No hay sabiduría para anteponer el bien general. No hay valentía para impulsar las reformas necesarias. No hay moderación para saber transigir y situarse en la piel del otro. No hay justicia, por priorizar intereses particulares y ambición de poder.
En La República distingo tres clases sociales, la inferior formada por los trabajadores manuales, la intermedia de los guerreros guardianes y la superior de los dirigentes filósofos. Pues bien, son éstos, los filósofos, los que deben estar formados para alcanzar la visión intelectual del bien absoluto y el límite extremo del mundo inteligible. Como provienen del grupo de los guerreros guardianes, al final queda una clase superior de guardianes y filósofos que dirige y una clase inferior de productores para abastecerlos.
Esto sigue siendo así hoy día, salvo que la clase dirigente no es sabia, no tiene formación filosófica y sobre todo no está desprovista de posesiones e intereses. Yo concebí que los gobernantes se rigieran por un régimen de comunismo integral sin propiedades, para evitar el amor por la riqueza, que es la causa de muchas injusticias. Su educación debería estar controlada por el Estado e incluiría la dimensión intelectual para hacerles llegar a la verdad, que se encuentra tras las falsas apariencias.
Es decir, que en mi visión había que formar especialistas en el arte de gobernar, para llegar al arte de la filosofía antes de tratar a los hombres y conducirles a su bien. La justicia y la felicidad del pueblo son secuelas del conocimiento filosófico del gobernante. Por eso yo preconicé como forma de gobierno la aristocracia, o gobierno de los mejores, en vez de la democracia. Y para conseguir que todos los grupos acepten su posición llegué a escribir que sólo a los gobernantes pertenece el poder de mentir, a fin de engañar al enemigo o a los ciudadanos en beneficio del Estado. Es evidente que todos se han apuntado a esto último, claro que fuera del contexto en el que yo lo situé.
Porque yo no creo que la solución de la fidelidad y fiabilidad del poder público consista en que el poder sea ejercido por la sociedad misma o por el pueblo. La evolución histórica posterior introdujo los sistemas representativos y la división de poderes, lo cual parece invalidar mi propuesta de crear un cuerpo especializado de ciudadanos que desempeñan las funciones directivas del Estado, con abolición de la propiedad y hasta de la familia sólo para ellos.

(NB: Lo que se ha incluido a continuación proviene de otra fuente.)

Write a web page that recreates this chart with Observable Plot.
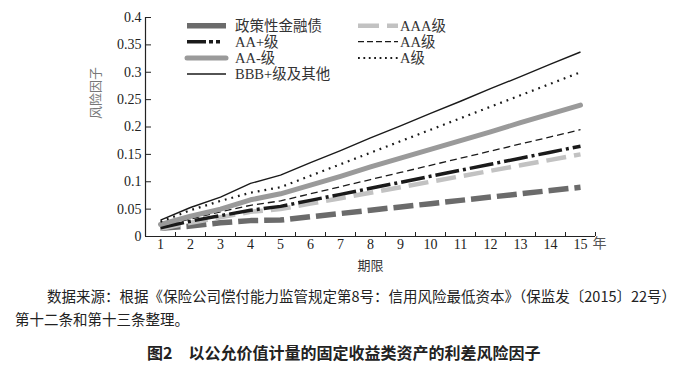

Reconozco la dificultad de implantar mi esquema. Pero la realidad actual no me resulta convincente. Se podrán medir las ondas de atracción gravitatoria del universo, pero ahora también la intensidad de la atracción magnética del dinero, del poder financiero, de las multinacionales. Estas fuerzas gravitatorias mueven a los gobernantes más que el bien común. Son corrientes poderosas que fluyen por debajo de los votos populares y de los partidos. Convierten a los gobernantes en una casta, pero no en la casta de filósofos sabios, especialistas y desposeídos que yo imaginé.
Veo que en España todos hablan ahora de regeneración democrática. Pero la primera condición para conseguirla sería que los partidos no actuaran como tales, sino como academias para formar a los mejores, que deberían acreditar una vocación casi religiosa. A lo mejor entonces el detector de ondas gravitatorias que se les aplicase podría acercarse a cero.
Antes de retirarme de nuevo al limbo de los clásicos imperecederos, del que me escabullí fugazmente, me gustaría recomendar a los políticos españoles que busquen a un sabio pensador como yo, para encabezar el futuro gobierno y que éste incluya en el mismo a los mejores, al margen de las listas y las estructuras ideológicas de los partidos.
Que formen un gobierno aristocrático, en el sentido griego de la palabra.